Node.js: Stream Performance and Backpressure Fixes
Seven pull requests merged addressing critical stream performance optimizations and backpressure handling issues, along with documentation updates and test infrastructure improvements.
Duration: PT1M40S
Transcript
Good morning, this is your Node.js development briefing for May 15th, 2026.
Trivikr merged two significant stream improvements. The first caches minimum cursor counts in the share function, avoiding expensive recomputation on every buffer trim by tracking consumer positions more efficiently. The second fixes a data loss bug in toReadableSync where chunks were dropped during backpressure events - the fix preserves batch data across read calls when push returns false.
Antoine du Hamel merged updates to move FFI tests into the native test suites, resolving missing fixture library errors in CI. He also fixed the test426 updater tool to prevent overly long commit titles that fail linting.
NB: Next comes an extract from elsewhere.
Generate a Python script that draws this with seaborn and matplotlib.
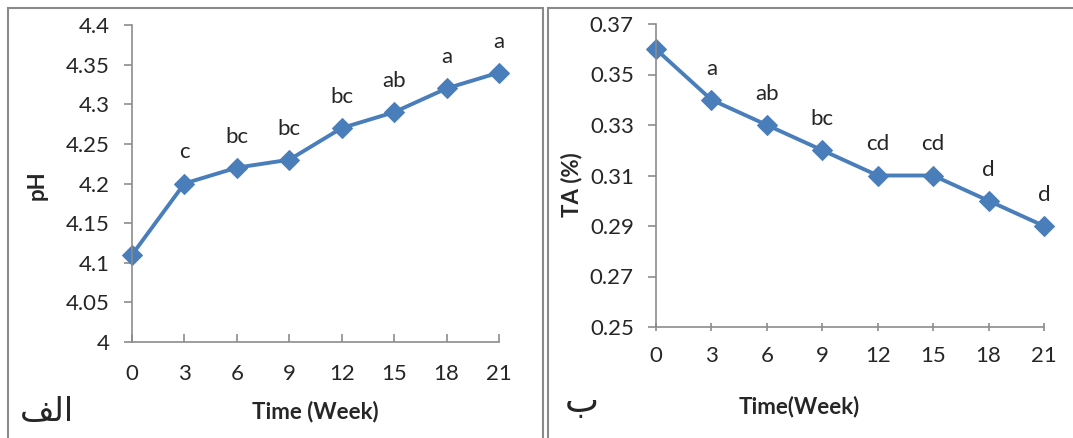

Documentation received three updates: Robin Malfait corrected a function reference in the Module API documentation, Mike McCready updated Visual Studio 2022 version requirements from 17.4 to 17.14 in the build documentation, and clarified that only Tier 1 and Tier 2 platforms should be used for production applications.
Additional commits include a REPL history deduplication fix by Daijiro Wachi that properly compares normalized lines against raw history entries.
What's next: These stream optimizations should improve performance for applications using shared iterators and prevent data loss during high-throughput scenarios. The documentation clarifications will help developers make better platform choices for production deployments.
That's your Node.js briefing. Back tomorrow with more updates.